— Start Data section —
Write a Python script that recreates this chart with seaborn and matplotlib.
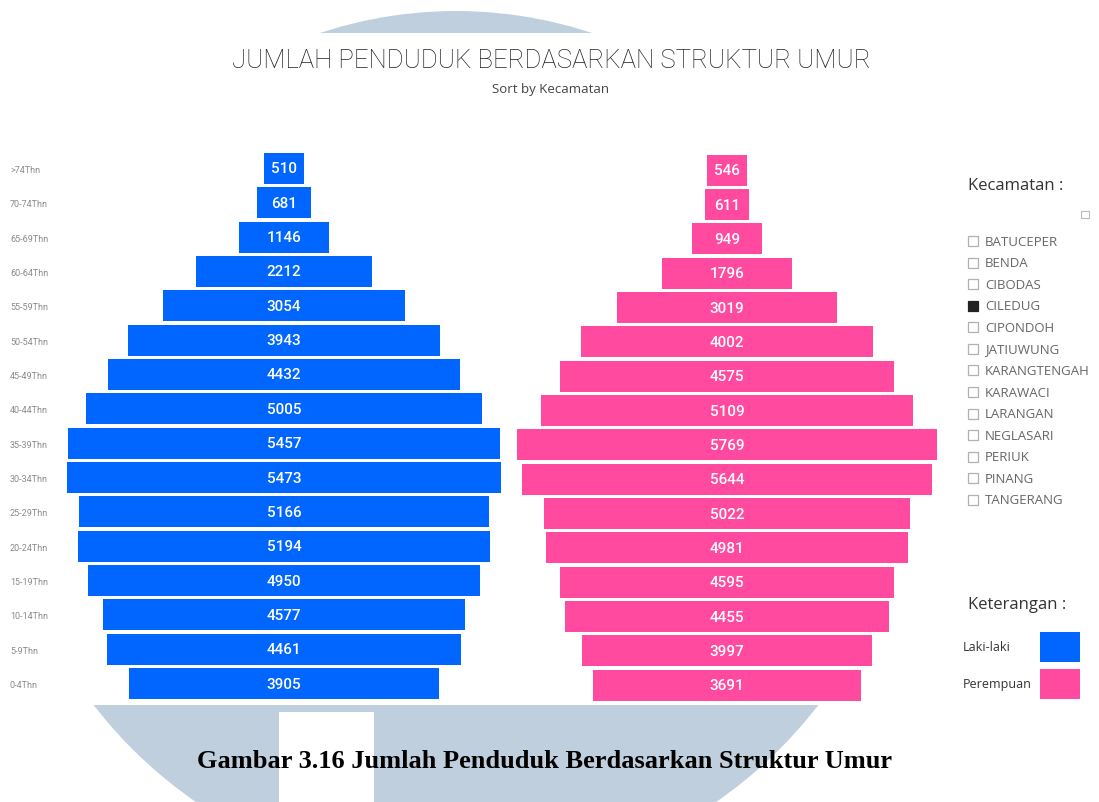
import numpy as np
import pandas as pd
import matplotlib
matplotlib.use("Agg")
import matplotlib.pyplot as plt
from matplotlib.patches import Rectangle, Circle
import seaborn as sns

# data
umur = [">74Thn", "70-74Thn", "65-69Thn", "60-64Thn", "55-59Thn", "50-54Thn",
        "45-49Thn", "40-44Thn", "35-39Thn", "30-34Thn", "25-29Thn", "20-24Thn",
        "15-19Thn", "10-14Thn", "5-9Thn", "0-4Thn"]
laki = [510, 681, 1146, 2212, 3054, 3943, 4432, 5005, 5457, 5473, 5166, 5194,
        4950, 4577, 4461, 3905]
perempuan = [546, 611, 949, 1796, 3019, 4002, 4575, 5109, 5769, 5644, 5022, 4981,
             4595, 4455, 3997, 3691]
kecamatan = ["BATUCEPER", "BENDA", "CIBODAS", "CILEDUG", "CIPONDOH", "JATIUWUNG",
             "KARANGTENGAH", "KARAWACI", "LARANGAN", "NEGLASARI", "PERIUK",
             "PINANG", "TANGERANG"]
dipilih = "CILEDUG"

BLUE = "#0066ff"
PINK = "#ff4aa0"
WATERMARK = "#bfcfdd"

df = pd.DataFrame({"umur": umur, "laki": laki, "perempuan": perempuan})

sns.set_theme(style="white")
plt.rcParams["font.family"] = ["Roboto", "DejaVu Sans"]

W, H = 1099, 803
fig = plt.figure(figsize=(W / 100, H / 100), dpi=100)


def px_axes(x0, y0, x1, y1):
    """axes from pixel box (top-left origin)"""
    return fig.add_axes([x0 / W, 1 - y1 / H, (x1 - x0) / W, (y1 - y0) / H])


# background layer: watermark, slicer and legend in pixel coordinates
bg = fig.add_axes([0, 0, 1, 1], zorder=0)
bg.set_xlim(0, W)
bg.set_ylim(H, 0)
bg.axis("off")
top_arc = Circle((456, 443), 431, color=WATERMARK, lw=0)
bg.add_patch(top_arc)
bottom_u = Circle((456, 426), 458, color=WATERMARK, lw=0)
bg.add_patch(bottom_u)
clip = Rectangle((0, 700), W, 200, transform=bg.transData)
bottom_u.set_clip_path(clip)
bg.add_patch(Rectangle((0, 34), W, 672, color="white", lw=0))
bg.add_patch(Rectangle((279, 713), 95, 100, color="white", lw=0))

bg.text(551, 61, "JUMLAH PENDUDUK BERDASARKAN STRUKTUR UMUR", ha="center",
        va="center", fontsize=18.5, fontweight="light", color="#222222")
bg.text(551, 89, "Sort by Kecamatan", ha="center", va="center", fontsize=9.5,
        color="#444444", family=["Open Sans", "DejaVu Sans"])

bg.text(968, 186, "Kecamatan :", ha="left", va="center", fontsize=12,
        color="#333333", family=["Open Sans", "DejaVu Sans"])
bg.add_patch(Rectangle((1081, 212), 8, 7, fill=False, ec="#bbbbbb", lw=0.8))
for i, k in enumerate(kecamatan):
    y = 242 + i * 21.58
    filled = k == dipilih
    bg.add_patch(Rectangle((968, y - 5), 10, 10, fc="#222222" if filled else "white",
                           ec="#222222" if filled else "#b0b0b0", lw=0.9))
    bg.text(985, y, k, ha="left", va="center", fontsize=9.5, color="#666666",
            family=["Open Sans", "DejaVu Sans"])

bg.text(1017, 605, "Keterangan :", ha="center", va="center", fontsize=12,
        color="#333333", family=["Open Sans", "DejaVu Sans"])
bg.text(963, 648, "Laki-laki", ha="left", va="center", fontsize=9,
        color="#333333", family=["Open Sans", "DejaVu Sans"])
bg.text(963, 685, "Perempuan", ha="left", va="center", fontsize=9,
        color="#333333", family=["Open Sans", "DejaVu Sans"])
bg.add_patch(Rectangle((1040, 633), 40, 30, color=BLUE, lw=0))
bg.add_patch(Rectangle((1040, 670), 40, 30, color=PINK, lw=0))

bg.text(545, 762, "Gambar 3.16 Jumlah Penduduk Berdasarkan Struktur Umur",
        ha="center", va="center", fontsize=19, fontweight="bold",
        family=["Liberation Serif", "DejaVu Serif"], color="black")


def pyramid(ax, col, color, half_px, scale):
    """centered bars: one half to the left, one to the right"""
    half = df[col] / 2
    sns.barplot(x=half, y=df["umur"], color=color, width=0.9, linewidth=0,
                saturation=1, orient="y", ax=ax)
    sns.barplot(x=-half, y=df["umur"], color=color, width=0.9, linewidth=0,
                saturation=1, orient="y", ax=ax)
    lim = half_px / scale
    ax.set_xlim(-lim, lim)
    ax.set_xlabel("")
    ax.set_ylabel("")
    ax.set_xticks([])
    ax.patch.set_visible(False)
    for sp in ax.spines.values():
        sp.set_visible(False)
    for i, v in enumerate(df[col]):
        ax.text(0, i, str(v), ha="center", va="center", color="white",
                fontsize=11, fontweight="medium")


ax_l = px_axes(40, 152.3, 528, 701.7)
ax_l.set_zorder(2)
pyramid(ax_l, "laki", BLUE, 244, 0.0793)
ax_l.tick_params(axis="y", length=0, pad=21.6, labelsize=6.5, labelcolor="#8a8a8a")
for t in ax_l.get_yticklabels():
    t.set_horizontalalignment("left")

ax_r = px_axes(512, 154, 942, 703.4)
ax_r.set_zorder(2)
pyramid(ax_r, "perempuan", PINK, 215, 0.0728)
ax_r.set_yticks([])

fig.savefig("out.png", dpi=100)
— End Data section —
→ **Exercise aim**
Return, unchanged, the lines from the first line of the material through the line that holds "import seaborn as sns", inclusive, omitting pictures.

→ **Finished exercise**
Write a Python script that recreates this chart with seaborn and matplotlib.
import numpy as np
import pandas as pd
import matplotlib
matplotlib.use("Agg")
import matplotlib.pyplot as plt
from matplotlib.patches import Rectangle, Circle
import seaborn as sns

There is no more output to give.